Credo che l’unica cosa seria e responsabile sia veramente chiamare all’emergenza tutte quelle persone, associazioni, enti pubblici, cooperative, perché il rischio non è quello di perdere l’ennesima occasione per risolvere il sovraffollamento del sistema penitenziario italiano, per il quale servirà ben più che un indulto, ma quello di non essere capaci di dimostrare che questa società, malinformata, spesso vittima di paure e odi creati dai media e dagli stereotipi con i quali affronta di solito la questione carcere, può invece cambiare rotta, cominciare a pensare ai percorsi di vita delle persone in maniera positiva e non fatalista, può soprattutto non dare per perse le speranze, che io credo restino la base della nostra cultura. Perché la vita delle persone è talmente importante da non permetterci in alcun modo e mai di dire "tanto non c’è più niente da fare…".

Invece c’è da fare, c’è da attivare i servizi per le tossicodipendenze, le comunità terapeutiche e la psichiatria pubblica perché si prendano in carico immediatamente delle persone, e sono tante, che ne avranno bisogno. E per le persone straniere irregolari? Quali aiuti credibili si possono attuare immediatamente per evitare di trovarle appena uscite a cercare qualche attività illegale per guadagnare soldi?
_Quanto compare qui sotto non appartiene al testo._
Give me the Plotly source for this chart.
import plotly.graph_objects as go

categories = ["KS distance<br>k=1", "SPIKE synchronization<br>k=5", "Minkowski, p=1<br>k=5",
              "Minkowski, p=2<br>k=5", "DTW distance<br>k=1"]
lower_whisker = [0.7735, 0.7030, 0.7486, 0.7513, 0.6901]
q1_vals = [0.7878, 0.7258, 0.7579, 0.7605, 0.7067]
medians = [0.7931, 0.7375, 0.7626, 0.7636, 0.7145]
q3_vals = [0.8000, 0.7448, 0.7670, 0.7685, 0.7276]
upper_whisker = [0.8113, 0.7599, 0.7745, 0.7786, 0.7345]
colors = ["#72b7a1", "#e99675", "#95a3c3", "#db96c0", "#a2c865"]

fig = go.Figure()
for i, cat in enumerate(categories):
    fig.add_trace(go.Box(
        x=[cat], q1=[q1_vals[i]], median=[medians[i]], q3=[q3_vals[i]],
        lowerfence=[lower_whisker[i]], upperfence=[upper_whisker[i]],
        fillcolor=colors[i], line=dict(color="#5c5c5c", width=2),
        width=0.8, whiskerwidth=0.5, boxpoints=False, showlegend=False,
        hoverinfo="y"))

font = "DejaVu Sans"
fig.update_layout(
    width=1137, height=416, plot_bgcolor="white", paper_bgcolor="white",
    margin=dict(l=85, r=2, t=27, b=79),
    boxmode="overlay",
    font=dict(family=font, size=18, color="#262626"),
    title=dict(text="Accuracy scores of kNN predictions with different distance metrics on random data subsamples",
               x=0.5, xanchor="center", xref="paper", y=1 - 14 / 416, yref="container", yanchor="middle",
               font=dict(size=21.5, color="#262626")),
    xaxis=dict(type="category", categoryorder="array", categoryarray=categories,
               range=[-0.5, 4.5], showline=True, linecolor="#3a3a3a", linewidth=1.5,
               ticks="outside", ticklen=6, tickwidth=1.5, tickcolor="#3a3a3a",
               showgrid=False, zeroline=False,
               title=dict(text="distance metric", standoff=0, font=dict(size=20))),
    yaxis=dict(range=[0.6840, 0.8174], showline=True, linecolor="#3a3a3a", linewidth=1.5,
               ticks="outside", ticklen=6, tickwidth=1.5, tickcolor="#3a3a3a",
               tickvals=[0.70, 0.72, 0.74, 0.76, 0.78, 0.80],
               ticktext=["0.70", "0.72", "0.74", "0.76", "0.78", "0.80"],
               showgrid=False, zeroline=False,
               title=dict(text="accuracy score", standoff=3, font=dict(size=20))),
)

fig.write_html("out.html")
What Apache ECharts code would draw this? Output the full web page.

Insomma, l’invito è a non perdersi in chiacchiere, facendo i soliti discorsi di politica da bar, ma forse a rinunciare ad un po’ di queste ferie di afa boccheggiante, di mettere insieme con urgenza tutte le risorse umane disponibili e di fare pressione in tutti i modi affinché questa gente, reduce spesso da anni di detenzione ai limiti dell’umanità, trovi spazi, persone, disponibilità e non i soliti cori pronti al "tanto è così e non cambierà mai…", magari detto da quegli stessi, che mai hanno mosso un dito perché le cose possano cambiare realmente.

Il primo passo può essere, come sta facendo il Comune di Roma, predisporre un Piano straordinario per l’accoglienza, l’assistenza, il sostegno al reinserimento sociale delle persone che usciranno dal carcere prive di risorse.